Sber’s GigaChat neural network model outperformed most publicly available models according to the MERA benchmark. This was reported by the press service of the financial institution.
Two Sber neural network models were presented for measurement: GigaChat PRO and GigaChat Lite+.
As a result of a test task consisting of 21 tasks in the format of instructions on various knowledge areas, GigaChat PRO received a score of 51.3 out of 100, beating the Mixtral 8x7B Instruct model, which received 47.8 points.
Sberbank stated that the open evaluation system allows objective and transparent assessment of models’ capabilities. The more points the model earns, the more accurately artificial intelligence can solve many intellectual or everyday problems: it helps write articles in the desired style and format, search for information and prepare analyzes based on it.
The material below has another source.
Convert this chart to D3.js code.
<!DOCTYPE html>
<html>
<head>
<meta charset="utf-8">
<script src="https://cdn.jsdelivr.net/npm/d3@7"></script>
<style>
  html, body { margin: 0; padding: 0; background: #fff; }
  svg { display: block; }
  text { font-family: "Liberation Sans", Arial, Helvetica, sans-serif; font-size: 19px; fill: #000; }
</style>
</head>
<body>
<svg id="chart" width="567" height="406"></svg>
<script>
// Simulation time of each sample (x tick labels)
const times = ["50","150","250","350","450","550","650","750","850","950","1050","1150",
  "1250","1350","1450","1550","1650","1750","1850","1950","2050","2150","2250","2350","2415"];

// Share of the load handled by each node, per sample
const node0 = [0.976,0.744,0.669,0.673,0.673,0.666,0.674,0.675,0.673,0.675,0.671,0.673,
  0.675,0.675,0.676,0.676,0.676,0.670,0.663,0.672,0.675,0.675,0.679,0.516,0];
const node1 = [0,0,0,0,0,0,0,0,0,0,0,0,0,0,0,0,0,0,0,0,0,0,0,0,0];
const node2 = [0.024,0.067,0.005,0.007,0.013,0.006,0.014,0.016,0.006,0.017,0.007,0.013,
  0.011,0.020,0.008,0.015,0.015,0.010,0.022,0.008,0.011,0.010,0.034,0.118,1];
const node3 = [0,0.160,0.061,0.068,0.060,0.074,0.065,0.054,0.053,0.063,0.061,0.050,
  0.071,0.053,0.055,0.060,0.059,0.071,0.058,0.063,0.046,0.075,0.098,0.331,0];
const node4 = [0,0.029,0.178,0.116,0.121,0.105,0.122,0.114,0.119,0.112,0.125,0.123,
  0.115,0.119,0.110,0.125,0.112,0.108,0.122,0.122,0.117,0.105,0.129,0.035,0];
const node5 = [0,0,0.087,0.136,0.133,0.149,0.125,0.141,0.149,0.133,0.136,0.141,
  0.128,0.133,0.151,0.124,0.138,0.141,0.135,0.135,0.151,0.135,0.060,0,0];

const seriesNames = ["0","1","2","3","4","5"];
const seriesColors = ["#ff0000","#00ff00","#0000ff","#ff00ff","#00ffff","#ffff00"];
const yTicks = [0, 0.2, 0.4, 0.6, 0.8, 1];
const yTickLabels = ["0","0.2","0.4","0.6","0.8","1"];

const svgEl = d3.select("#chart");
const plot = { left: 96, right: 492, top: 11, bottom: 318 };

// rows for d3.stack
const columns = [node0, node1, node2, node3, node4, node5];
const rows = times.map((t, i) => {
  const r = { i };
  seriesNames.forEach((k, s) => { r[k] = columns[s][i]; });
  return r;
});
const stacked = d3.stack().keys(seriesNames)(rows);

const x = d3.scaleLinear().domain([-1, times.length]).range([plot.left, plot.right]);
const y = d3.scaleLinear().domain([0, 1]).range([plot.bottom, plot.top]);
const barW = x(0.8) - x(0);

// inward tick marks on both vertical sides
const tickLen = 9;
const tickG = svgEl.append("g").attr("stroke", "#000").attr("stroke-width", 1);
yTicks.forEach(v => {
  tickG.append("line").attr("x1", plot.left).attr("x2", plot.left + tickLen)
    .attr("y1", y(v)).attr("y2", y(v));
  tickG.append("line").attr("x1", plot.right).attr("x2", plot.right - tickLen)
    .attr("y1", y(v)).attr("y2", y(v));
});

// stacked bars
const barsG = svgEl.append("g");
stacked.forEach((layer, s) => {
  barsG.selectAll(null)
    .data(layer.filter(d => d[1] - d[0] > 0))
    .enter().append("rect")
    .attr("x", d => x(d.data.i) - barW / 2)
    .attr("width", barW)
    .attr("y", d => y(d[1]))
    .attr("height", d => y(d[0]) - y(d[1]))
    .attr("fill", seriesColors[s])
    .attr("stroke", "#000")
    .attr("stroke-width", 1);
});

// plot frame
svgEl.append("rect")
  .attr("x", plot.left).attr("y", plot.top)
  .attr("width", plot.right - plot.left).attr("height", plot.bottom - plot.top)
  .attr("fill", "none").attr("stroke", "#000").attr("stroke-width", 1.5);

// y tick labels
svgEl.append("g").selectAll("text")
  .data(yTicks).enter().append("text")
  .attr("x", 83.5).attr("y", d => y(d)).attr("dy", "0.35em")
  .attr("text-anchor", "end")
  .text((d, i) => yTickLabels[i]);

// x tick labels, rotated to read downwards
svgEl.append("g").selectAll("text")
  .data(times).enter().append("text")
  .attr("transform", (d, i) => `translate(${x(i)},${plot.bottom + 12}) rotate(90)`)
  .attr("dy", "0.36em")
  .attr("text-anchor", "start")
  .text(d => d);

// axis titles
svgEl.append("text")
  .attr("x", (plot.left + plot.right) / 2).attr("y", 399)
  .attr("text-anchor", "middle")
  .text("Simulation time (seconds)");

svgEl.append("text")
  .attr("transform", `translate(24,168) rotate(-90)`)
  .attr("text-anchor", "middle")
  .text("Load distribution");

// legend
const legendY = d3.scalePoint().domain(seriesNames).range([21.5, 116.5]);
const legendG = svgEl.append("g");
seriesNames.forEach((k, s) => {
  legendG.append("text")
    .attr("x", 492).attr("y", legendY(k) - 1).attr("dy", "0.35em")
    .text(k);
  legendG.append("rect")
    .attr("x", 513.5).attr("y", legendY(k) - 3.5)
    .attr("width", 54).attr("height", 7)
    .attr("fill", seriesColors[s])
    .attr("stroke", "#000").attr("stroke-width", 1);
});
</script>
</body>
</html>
The company explained that with the help of neural networks, businesses can create their own solutions and optimize their internal processes.
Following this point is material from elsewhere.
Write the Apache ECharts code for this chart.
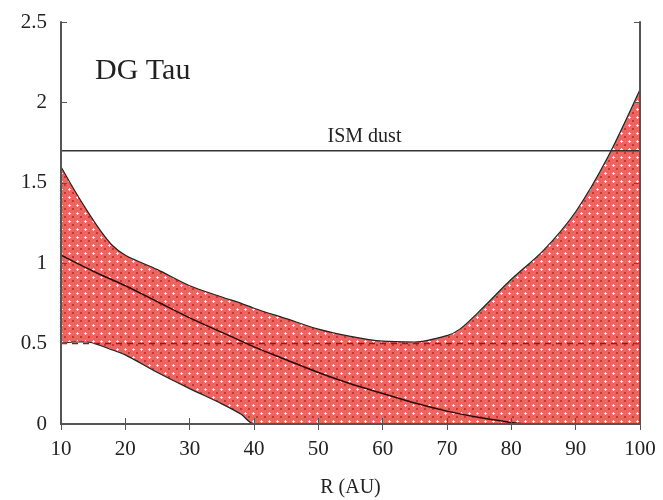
<!DOCTYPE html>
<html>
<head>
<meta charset="utf-8">
<script src="https://cdn.jsdelivr.net/npm/echarts@6/dist/echarts.min.js"></script>
<style>html,body{margin:0;padding:0;background:#fff}#c{width:663px;height:500px}</style>
</head>
<body>
<div id="c"></div>
<script>
// Band radius grid (AU)
const bandX = [10,12,14,16,18,20,25,30,35,38,40,45,50,55,60,65,70,72,75,80,85,90,95,100];
const upperY = [1.60,1.46,1.33,1.21,1.11,1.05,0.96,0.86,0.79,0.75,0.72,0.655,0.59,0.545,0.515,0.51,0.55,0.59,0.70,0.90,1.08,1.32,1.66,2.08];
const lowerY = [0.50,0.51,0.51,0.49,0.46,0.43,0.32,0.22,0.125,0.06,0,0,0,0,0,0,0,0,0,0,0,0,0,0];
// Central solid curve
const midX = [10,15,20,25,30,35,40,45,50,55,60,65,70,75,80,82];
const midY = [1.05,0.95,0.86,0.76,0.66,0.57,0.48,0.40,0.32,0.25,0.19,0.13,0.08,0.04,0.01,0];
const dashedLevel = 0.5;
const ismLevel = 1.7;

// dotted red fill pattern
const pat = document.createElement('canvas');
pat.width = 8; pat.height = 8;
const g = pat.getContext('2d');
g.fillStyle = '#ea6660'; g.fillRect(0,0,8,8);
g.fillStyle = '#d4302c'; g.fillRect(0,0,2,2);
g.fillStyle = 'rgba(255,255,255,0.9)';
g.fillRect(5,4,1,3); g.fillRect(4,5,3,1);

const font = '"Liberation Serif", "DejaVu Serif", serif';
const pair = (xs, ys) => xs.map((x,i)=>[x, ys[i]]);
const chart = echarts.init(document.getElementById('c'));
const axisLine = {show:true, lineStyle:{color:'#555', width:2}};
const tick = {inside:true, length:6, lineStyle:{color:'#555'}};
chart.setOption({
  animation:false,
  grid:{left:61, right:23, top:22, bottom:76, containLabel:false, outerBoundsMode:'none'},
  xAxis:[{
    type:'value', min:10, max:100, interval:10, z:10,
    name:'R (AU)', nameLocation:'middle', nameGap:54,
    nameTextStyle:{fontFamily:font, fontSize:20, color:'#222'},
    axisLine, axisTick:tick,
    axisLabel:{fontFamily:font, fontSize:21, color:'#222', margin:15},
    splitLine:{show:false}
  },{
    type:'value', min:10, max:100, interval:10, position:'top', z:10,
    axisLine, axisTick:tick,
    axisLabel:{show:false}, splitLine:{show:false}
  }],
  yAxis:[{
    type:'value', min:0, max:2.5, interval:0.5, z:10,
    axisLine, axisTick:tick,
    axisLabel:{fontFamily:font, fontSize:21, color:'#222', margin:14},
    splitLine:{show:false}
  },{
    type:'value', min:0, max:2.5, interval:0.5, position:'right', z:10,
    axisLine, axisTick:tick,
    axisLabel:{show:false}, splitLine:{show:false}
  }],
  graphic:[{type:'text', left:95, top:56, z:20, style:{text:'DG Tau', font:'30px "Liberation Serif", serif', fill:'#222'}}],
  series:[
    {type:'line', data:pair(bandX, upperY), smooth:0.3, symbol:'none',
     lineStyle:{color:'#222', width:1.2}, areaStyle:{origin:'start', color:{image:pat, repeat:'repeat'}, opacity:1}, z:2},
    {type:'line', data:pair(bandX, lowerY), smooth:0.3, symbol:'none',
     lineStyle:{color:'#222', width:1.2}, areaStyle:{origin:'start', color:'#ffffff', opacity:1}, z:3},
    {type:'line', data:pair(midX, midY), smooth:0.3, symbol:'none',
     lineStyle:{color:'#2a0a08', width:1.5}, z:4},
    {type:'line', data:[[10,dashedLevel],[100,dashedLevel]], symbol:'none',
     lineStyle:{color:'#a01410', width:1.5, type:[6,5]}, z:4},
    {type:'line', data:[[10,ismLevel],[100,ismLevel]], symbol:'none',
     lineStyle:{color:'#333', width:1.5}, z:4,
     markLine:{symbol:'none', silent:true, data:[{yAxis:ismLevel}],
       lineStyle:{width:0},
       label:{show:true, position:'middle', formatter:'ISM dust', distance:4, offset:[14,0], fontFamily:font, fontSize:20, color:'#222'}}}
  ]
});
</script>
</body>
</html>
According to Andrey Belevtsev, Senior Deputy CTO, Head of Sberbank’s Technology block, in conditions where large language models are actively developed, it is important to have an up-to-date understanding of their real capabilities.
“Through the evaluation, users can understand how to use GigaChat, and researchers can obtain objective information for further training, adaptation and development of large language models,” the company’s top executive said.
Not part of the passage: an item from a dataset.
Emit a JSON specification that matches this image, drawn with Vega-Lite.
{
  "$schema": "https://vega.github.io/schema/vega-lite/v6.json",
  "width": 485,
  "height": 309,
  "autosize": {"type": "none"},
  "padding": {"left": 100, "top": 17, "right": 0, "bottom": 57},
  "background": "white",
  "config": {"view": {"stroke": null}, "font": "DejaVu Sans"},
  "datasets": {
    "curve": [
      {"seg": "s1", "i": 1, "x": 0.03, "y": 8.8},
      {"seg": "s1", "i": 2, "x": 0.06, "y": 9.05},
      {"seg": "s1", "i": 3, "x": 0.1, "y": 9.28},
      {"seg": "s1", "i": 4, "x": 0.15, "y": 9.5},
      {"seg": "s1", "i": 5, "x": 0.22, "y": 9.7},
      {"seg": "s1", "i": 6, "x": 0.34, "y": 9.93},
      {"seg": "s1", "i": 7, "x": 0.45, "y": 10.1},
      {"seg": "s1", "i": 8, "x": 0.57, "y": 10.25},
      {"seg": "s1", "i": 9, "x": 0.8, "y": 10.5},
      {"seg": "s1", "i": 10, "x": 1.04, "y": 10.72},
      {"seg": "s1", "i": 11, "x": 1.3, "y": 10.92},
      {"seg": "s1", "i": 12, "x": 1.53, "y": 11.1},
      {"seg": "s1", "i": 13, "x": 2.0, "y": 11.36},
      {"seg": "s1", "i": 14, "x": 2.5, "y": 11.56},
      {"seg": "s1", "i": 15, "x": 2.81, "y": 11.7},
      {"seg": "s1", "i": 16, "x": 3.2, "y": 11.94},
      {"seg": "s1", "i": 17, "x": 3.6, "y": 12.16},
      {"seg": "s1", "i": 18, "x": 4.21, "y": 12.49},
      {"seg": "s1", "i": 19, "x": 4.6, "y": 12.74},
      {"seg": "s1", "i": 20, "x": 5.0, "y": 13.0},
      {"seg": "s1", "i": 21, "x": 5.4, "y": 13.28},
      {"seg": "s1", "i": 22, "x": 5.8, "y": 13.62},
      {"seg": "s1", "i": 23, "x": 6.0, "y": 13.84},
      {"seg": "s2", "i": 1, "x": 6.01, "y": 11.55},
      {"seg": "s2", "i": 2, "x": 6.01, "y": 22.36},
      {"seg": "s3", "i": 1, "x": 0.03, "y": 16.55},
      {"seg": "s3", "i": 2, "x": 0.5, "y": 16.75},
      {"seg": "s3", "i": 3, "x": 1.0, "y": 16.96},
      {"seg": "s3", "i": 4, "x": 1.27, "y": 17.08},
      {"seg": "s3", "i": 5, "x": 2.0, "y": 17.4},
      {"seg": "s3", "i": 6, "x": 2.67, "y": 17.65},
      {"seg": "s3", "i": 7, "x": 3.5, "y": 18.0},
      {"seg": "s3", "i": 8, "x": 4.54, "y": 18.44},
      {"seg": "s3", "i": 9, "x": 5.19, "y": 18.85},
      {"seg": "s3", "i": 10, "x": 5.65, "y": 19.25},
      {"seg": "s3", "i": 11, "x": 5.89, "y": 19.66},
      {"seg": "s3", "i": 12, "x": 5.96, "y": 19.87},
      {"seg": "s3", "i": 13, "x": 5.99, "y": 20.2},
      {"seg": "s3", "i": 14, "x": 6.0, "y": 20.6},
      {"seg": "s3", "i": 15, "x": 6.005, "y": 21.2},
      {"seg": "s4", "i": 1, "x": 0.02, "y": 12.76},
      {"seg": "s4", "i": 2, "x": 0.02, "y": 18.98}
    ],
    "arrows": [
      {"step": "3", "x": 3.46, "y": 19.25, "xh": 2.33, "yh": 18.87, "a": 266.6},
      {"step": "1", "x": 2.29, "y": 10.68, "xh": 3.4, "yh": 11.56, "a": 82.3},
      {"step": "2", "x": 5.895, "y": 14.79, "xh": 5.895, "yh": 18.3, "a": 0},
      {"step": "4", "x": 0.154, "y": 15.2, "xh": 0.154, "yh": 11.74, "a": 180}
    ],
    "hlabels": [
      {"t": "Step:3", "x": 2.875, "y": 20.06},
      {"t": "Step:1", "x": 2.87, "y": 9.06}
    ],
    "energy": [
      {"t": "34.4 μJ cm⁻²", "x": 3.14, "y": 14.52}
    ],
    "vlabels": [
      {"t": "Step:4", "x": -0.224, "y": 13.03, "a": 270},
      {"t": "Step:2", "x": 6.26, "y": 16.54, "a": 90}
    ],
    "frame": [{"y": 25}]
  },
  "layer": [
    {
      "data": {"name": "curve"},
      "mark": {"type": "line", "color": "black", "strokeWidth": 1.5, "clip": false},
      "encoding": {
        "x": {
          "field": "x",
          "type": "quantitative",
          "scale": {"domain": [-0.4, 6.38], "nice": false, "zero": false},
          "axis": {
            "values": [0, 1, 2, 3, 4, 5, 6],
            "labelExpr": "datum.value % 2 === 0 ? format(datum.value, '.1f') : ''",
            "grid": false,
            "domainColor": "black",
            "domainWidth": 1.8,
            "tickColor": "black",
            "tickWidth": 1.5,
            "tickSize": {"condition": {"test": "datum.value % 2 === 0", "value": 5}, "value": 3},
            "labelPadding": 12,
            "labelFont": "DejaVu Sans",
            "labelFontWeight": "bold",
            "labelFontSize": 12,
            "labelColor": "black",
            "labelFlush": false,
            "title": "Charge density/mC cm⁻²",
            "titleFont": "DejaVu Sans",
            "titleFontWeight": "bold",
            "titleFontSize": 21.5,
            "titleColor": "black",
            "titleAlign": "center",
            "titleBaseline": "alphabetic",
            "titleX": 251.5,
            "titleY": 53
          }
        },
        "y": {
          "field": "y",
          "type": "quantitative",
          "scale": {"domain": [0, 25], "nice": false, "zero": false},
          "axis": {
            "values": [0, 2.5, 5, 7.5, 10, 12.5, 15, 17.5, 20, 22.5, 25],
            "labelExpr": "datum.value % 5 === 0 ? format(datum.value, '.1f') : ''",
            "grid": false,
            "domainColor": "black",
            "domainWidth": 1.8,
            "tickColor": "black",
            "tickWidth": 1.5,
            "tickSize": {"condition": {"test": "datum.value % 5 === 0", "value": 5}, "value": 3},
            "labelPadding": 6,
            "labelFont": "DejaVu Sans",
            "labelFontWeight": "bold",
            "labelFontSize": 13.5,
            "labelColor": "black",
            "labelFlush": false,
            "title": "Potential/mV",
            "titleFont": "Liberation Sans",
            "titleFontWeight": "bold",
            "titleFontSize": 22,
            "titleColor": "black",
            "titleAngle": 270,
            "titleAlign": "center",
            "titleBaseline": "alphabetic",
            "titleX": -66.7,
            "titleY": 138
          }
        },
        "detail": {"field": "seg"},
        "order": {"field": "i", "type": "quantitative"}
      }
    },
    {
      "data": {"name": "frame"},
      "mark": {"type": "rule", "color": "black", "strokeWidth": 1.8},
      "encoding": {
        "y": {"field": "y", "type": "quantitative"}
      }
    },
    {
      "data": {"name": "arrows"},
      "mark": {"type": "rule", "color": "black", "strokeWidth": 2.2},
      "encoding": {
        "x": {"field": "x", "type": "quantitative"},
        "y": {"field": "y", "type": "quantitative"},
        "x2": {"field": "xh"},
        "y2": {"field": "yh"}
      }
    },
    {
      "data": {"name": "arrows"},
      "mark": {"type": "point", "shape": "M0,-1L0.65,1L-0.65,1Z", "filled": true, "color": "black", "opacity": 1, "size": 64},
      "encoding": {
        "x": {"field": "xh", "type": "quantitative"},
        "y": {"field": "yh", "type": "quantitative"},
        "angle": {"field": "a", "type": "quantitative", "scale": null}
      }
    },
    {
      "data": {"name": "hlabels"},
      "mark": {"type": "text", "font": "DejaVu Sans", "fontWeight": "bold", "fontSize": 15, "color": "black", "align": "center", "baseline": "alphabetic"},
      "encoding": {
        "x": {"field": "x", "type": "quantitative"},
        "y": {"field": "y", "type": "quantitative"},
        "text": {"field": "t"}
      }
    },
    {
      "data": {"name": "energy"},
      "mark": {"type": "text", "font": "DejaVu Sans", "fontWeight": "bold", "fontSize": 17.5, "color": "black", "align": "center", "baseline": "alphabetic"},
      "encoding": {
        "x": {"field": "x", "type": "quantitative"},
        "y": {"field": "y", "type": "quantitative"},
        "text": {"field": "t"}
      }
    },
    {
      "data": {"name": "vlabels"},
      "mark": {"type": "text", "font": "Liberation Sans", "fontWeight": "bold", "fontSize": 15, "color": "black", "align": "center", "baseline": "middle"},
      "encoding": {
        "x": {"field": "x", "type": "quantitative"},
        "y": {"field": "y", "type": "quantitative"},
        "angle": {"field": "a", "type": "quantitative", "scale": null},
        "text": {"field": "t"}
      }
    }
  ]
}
Belevtsev believes that the test results are not only recognition of the work of the Sber team, but also a basis for improving the service to make it more convenient and useful for both ordinary users and businesses.
The concept of the MERA (Multimodal Assessment for Russian Language Architectures) benchmark was announced at the international conference AI Journey-2023. A number of Alliance member companies as well as academic partners Skoltech AI and the National Research University Higher School of Economics (HSE) participated in the creation of the tests.